In altre versioni, lo studente viene identificato con Albert Einstein: quando si parla di menti brillanti e di fisica, inutile dirlo, il suo nome è il primo che salta in mente. In altre, la leggenda presenta un’ulteriore postilla: il professore chiede allo studente se davvero non conosce la risposta al problema del barometro, e lui replica, sornione

“Certo che sì, ma non ne posso più dei professori che pretendono di insegnarmi come pensare invece di spiegarmi la struttura del problema”.

Questa chiosa - che funge un po’ da morale della storia - è presente anche nell’aneddoto originale. Già, perché a differenza delle altre storie, più anonime, l’autore del problema del barometro ha un nome e cognome: Alexander Calandra (1911–2006), docente di fisica alla Washington University e autore di diversi saggi sui problemi dell’istruzione.
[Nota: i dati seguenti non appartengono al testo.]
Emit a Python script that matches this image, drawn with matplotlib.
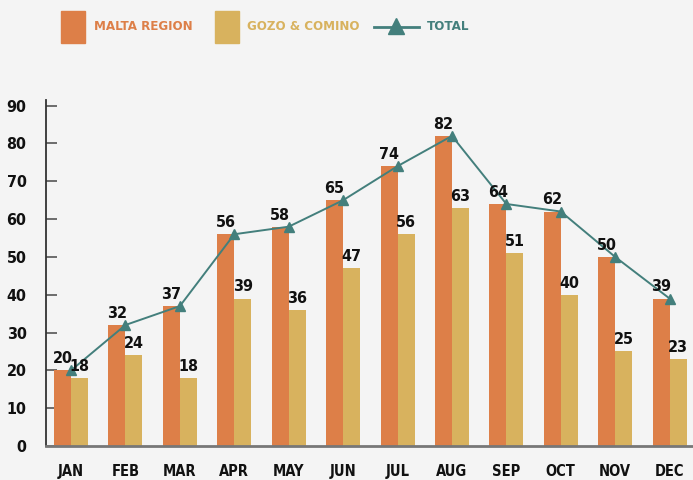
import matplotlib.pyplot as plt
import numpy as np
from matplotlib.patches import Rectangle
from matplotlib.lines import Line2D

# data
months = ['JAN', 'FEB', 'MAR', 'APR', 'MAY', 'JUN', 'JUL', 'AUG', 'SEP', 'OCT', 'NOV', 'DEC']
malta = [20, 32, 37, 56, 58, 65, 74, 82, 64, 62, 50, 39]
gozo = [18, 24, 18, 39, 36, 47, 56, 63, 51, 40, 25, 23]
total = [20, 32, 37, 56, 58, 65, 74, 82, 64, 62, 50, 39]

bg = '#f4f4f4'
c_malta = '#dd7f48'
c_gozo = '#d8b25e'
c_total = '#437f7c'

plt.rcParams['font.family'] = ['DejaVu Sans']
plt.rcParams['font.stretch'] = 'condensed'

fig = plt.figure(figsize=(6.93, 4.8), dpi=100, facecolor=bg)
ax = fig.add_axes([0.0664, 0.0708, 0.9336, 0.7209], facecolor=bg)

x = np.arange(len(months))
w = 0.3125
b1 = ax.bar(x - w/2, malta, w, color=c_malta, zorder=2)
b2 = ax.bar(x + w/2, gozo, w, color=c_gozo, zorder=2)
ax.plot(x, total, color=c_total, lw=1.4, marker='^', markersize=7, zorder=4)

# valeurs au-dessus des barres
for bars in (b1, b2):
    for bar in bars:
        h = bar.get_height()
        ax.annotate(f'{h:.0f}', (bar.get_x() + bar.get_width()/2, h),
                    xytext=(0, 3), textcoords='offset points',
                    ha='center', va='bottom', fontsize=11.5, fontweight='bold',
                    color='#111111', zorder=5)

ax.set_xlim(-0.46, 11.43)
ax.set_ylim(0, 91.5)
ax.set_yticks(range(0, 91, 10))
ax.set_xticks(x)
ax.set_xticklabels(months)

ax.tick_params(axis='y', direction='in', length=8, width=1.2, color='#555555',
               pad=14, labelsize=11.5)
ax.tick_params(axis='x', length=0, pad=13, labelsize=10.5)
for lab in ax.get_yticklabels() + ax.get_xticklabels():
    lab.set_fontweight('bold')
    lab.set_color('#111111')

ax.spines['top'].set_visible(False)
ax.spines['right'].set_visible(False)
ax.spines['left'].set_color('#333333')
ax.spines['left'].set_linewidth(1.3)
ax.spines['bottom'].set_color('#777777')
ax.spines['bottom'].set_linewidth(2)

# légende faite à la main
W, H = 693, 480
def fx(px):
    return px / W
def fy(py):
    return 1 - py / H

fig.add_artist(Rectangle((fx(61), fy(43)), fx(24), 32/H, color=c_malta, transform=fig.transFigure))
fig.text(fx(94), fy(27), 'MALTA REGION', color=c_malta, fontsize=9.5, fontweight='bold', va='center')
fig.add_artist(Rectangle((fx(215), fy(43)), fx(24), 32/H, color=c_gozo, transform=fig.transFigure))
fig.text(fx(247), fy(27), 'GOZO & COMINO', color=c_gozo, fontsize=9.5, fontweight='bold', va='center')
fig.add_artist(Line2D([fx(374), fx(419)], [fy(27), fy(27)], color=c_total, lw=2, transform=fig.transFigure))
fig.add_artist(Line2D([fx(396)], [fy(26)], color=c_total, marker='^', markersize=11, transform=fig.transFigure))
fig.text(fx(427), fy(27), 'TOTAL', color=c_total, fontsize=9.5, fontweight='bold', va='center')

fig.savefig('out.png', dpi=100, facecolor=bg)
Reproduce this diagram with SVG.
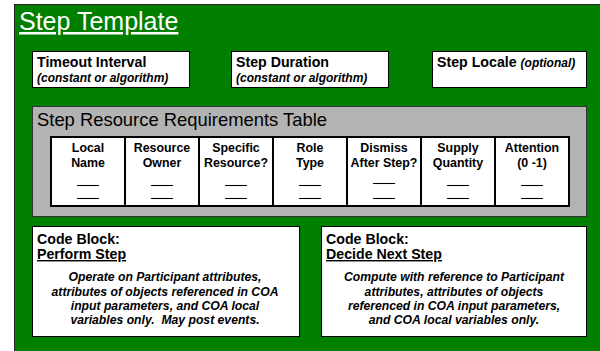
<svg xmlns="http://www.w3.org/2000/svg" width="600" height="351" viewBox="0 0 600 351">
  <style>
    text { font-family: "Liberation Sans", Arial, sans-serif; fill: #000; }
    .box { fill: #fff; stroke: #000; stroke-width: 1; }
    .h { font-size: 14.2px; font-weight: bold; }
    .sub { font-size: 12px; font-weight: bold; font-style: italic; }
    .col { font-size: 12.4px; font-weight: bold; text-anchor: middle; }
    .blank { font-size: 12.6px; font-weight: bold; text-anchor: middle; stroke: #000; stroke-width: 0.6; }
    .body { font-size: 12.2px; font-weight: bold; font-style: italic; text-anchor: middle; }
    .cell { fill: none; stroke: #000; stroke-width: 2; }
  </style>

  <!-- template frame -->
  <g id="template">
    <rect x="14.5" y="4.5" width="590" height="350" fill="#007f00" stroke="#222" stroke-width="1"/>
    <text x="19" y="30" font-size="25" style="fill:#fff" text-decoration="underline">Step Template</text>
  </g>

  <g id="timeout-interval">
    <rect class="box" x="32.5" y="51.5" width="157" height="36"/>
    <text class="h" x="37" y="67">Timeout Interval</text>
    <text class="sub" x="37" y="82">(constant or algorithm)</text>
  </g>

  <g id="step-duration">
    <rect class="box" x="231.5" y="51.5" width="157" height="36"/>
    <text class="h" x="236" y="67">Step Duration</text>
    <text class="sub" x="236" y="82">(constant or algorithm)</text>
  </g>

  <g id="step-locale">
    <rect class="box" x="432.5" y="51.5" width="154" height="36"/>
    <text class="h" x="437" y="67">Step Locale <tspan class="sub">(optional)</tspan></text>
  </g>

  <!-- resource requirements table -->
  <g id="resource-table">
    <rect x="32.5" y="106.5" width="554" height="110" fill="#b3b3b3" stroke="#333" stroke-width="1"/>
    <text x="37" y="126" font-size="18.4">Step Resource Requirements Table</text>
    <rect x="51" y="137" width="518" height="69" fill="#fff"/>
    <g class="cell">
      <rect x="51" y="137" width="518" height="69"/>
      <line x1="125" y1="137" x2="125" y2="206"/>
      <line x1="199" y1="137" x2="199" y2="206"/>
      <line x1="273" y1="137" x2="273" y2="206"/>
      <line x1="347" y1="137" x2="347" y2="206"/>
      <line x1="421" y1="137" x2="421" y2="206"/>
      <line x1="495" y1="137" x2="495" y2="206"/>
    </g>
    <g>
      <text class="col" x="88" y="152">Local</text>
      <text class="col" x="88" y="167">Name</text>
      <text class="col" x="162" y="152">Resource</text>
      <text class="col" x="162" y="167">Owner</text>
      <text class="col" x="236" y="152">Specific</text>
      <text class="col" x="236" y="167">Resource?</text>
      <text class="col" x="310" y="152">Role</text>
      <text class="col" x="310" y="167">Type</text>
      <text class="col" x="384" y="152">Dismiss</text>
      <text class="col" x="384" y="167">After Step?</text>
      <text class="col" x="458" y="152">Supply</text>
      <text class="col" x="458" y="167">Quantity</text>
      <text class="col" x="532" y="152">Attention</text>
      <text class="col" x="532" y="167">(0 -1)</text>
    </g>
    <g>
      <text class="blank" x="88" y="184">___</text>
      <text class="blank" x="88" y="197">___</text>
      <text class="blank" x="162" y="184">___</text>
      <text class="blank" x="162" y="197">___</text>
      <text class="blank" x="236" y="184">___</text>
      <text class="blank" x="236" y="197">___</text>
      <text class="blank" x="310" y="184">___</text>
      <text class="blank" x="310" y="197">___</text>
      <text class="blank" x="384" y="182">___</text>
      <text class="blank" x="384" y="197">___</text>
      <text class="blank" x="458" y="184">___</text>
      <text class="blank" x="458" y="197">___</text>
      <text class="blank" x="532" y="184">___</text>
      <text class="blank" x="532" y="197">___</text>
    </g>
  </g>

  <g id="perform-step">
    <rect class="box" x="32.5" y="226.5" width="267" height="110"/>
    <text class="h" x="37" y="244">Code Block:</text>
    <text class="h" x="37" y="259" text-decoration="underline">Perform Step</text>
    <text class="body" x="165" y="281">Operate on Participant attributes,</text>
    <text class="body" x="165" y="295.5">attributes of objects referenced in COA</text>
    <text class="body" x="165" y="310">input parameters, and COA local</text>
    <text class="body" x="165" y="324" xml:space="preserve">variables only.  May post events.</text>
  </g>

  <g id="decide-next-step">
    <rect class="box" x="321.5" y="226.5" width="265" height="110"/>
    <text class="h" x="326" y="244">Code Block:</text>
    <text class="h" x="326" y="259" text-decoration="underline">Decide Next Step</text>
    <text class="body" x="454" y="281">Compute with reference to Participant</text>
    <text class="body" x="454" y="295.5">attributes, attributes of objects</text>
    <text class="body" x="454" y="310">referenced in COA input parameters,</text>
    <text class="body" x="454" y="324">and COA local variables only.</text>
  </g>

  <!-- no connectors in this layout -->
  <g id="connectors"/>
</svg>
Fu pubblicata nel 1959 su Pride, rivista dell’American College Public Relations Association, con il titolo Angels on a Pin, cioè Angeli su uno spillo - il riferimento è al noto problema della scolastica che si interrogava su quanti angeli potessero danzare sulla capocchia di uno spillo. È presentata in prima persona, come una vicenda reale accaduta all’autore, anche se non ci sono indizi che sia qualcosa di più di un divertissement letterario. Nel testo originale, comunque, non ci sono tracce né di Bohr, né di Rutherford; dal 1959, tuttavia la storia è stata stampata più volte, con risposte diverse, descritta a volte come “una leggenda del MIT” oppure come una parabola sui limiti autoimposti, sul pensiero laterale o sulla fissità funzionale (l’attitudine ad affrontare problemi in maniera stereotipata e consuetudinaria). É proprio in questo senso che fu riproposta anche dalla scrittrice e pubblicitaria Annamaria Testa in un articolo apparso nel 2015 su Internazionale. L’articolo si concludeva così:


L’attribuzione a Bohr aggiunge un po’ di pepe all’intera vicenda, visto che sappiamo tutti che cosa combina lui da grande. È un falso che “fa sembrare la storia più vera” e rinforza lo spirito di rivalsa nei confronti dell’istituzione scolastica che schiaccia gli studenti migliori. E poi, a tutti piace identificarsi con Bohr e con il suo pensiero geniale e indipendente, no? E poi, non dimentichiamolo, nell’acceso confronto con l’amico Albert Einstein a proposito di teoria della relatività e meccanica quantistica, è Bohr (carteggio del 1926) a fare la battuta migliore: Dio non gioca a dadi con l’universo, scrive Einstein. E Bohr risponde: Dai, Albert, smettila di dire a Dio come deve giocare.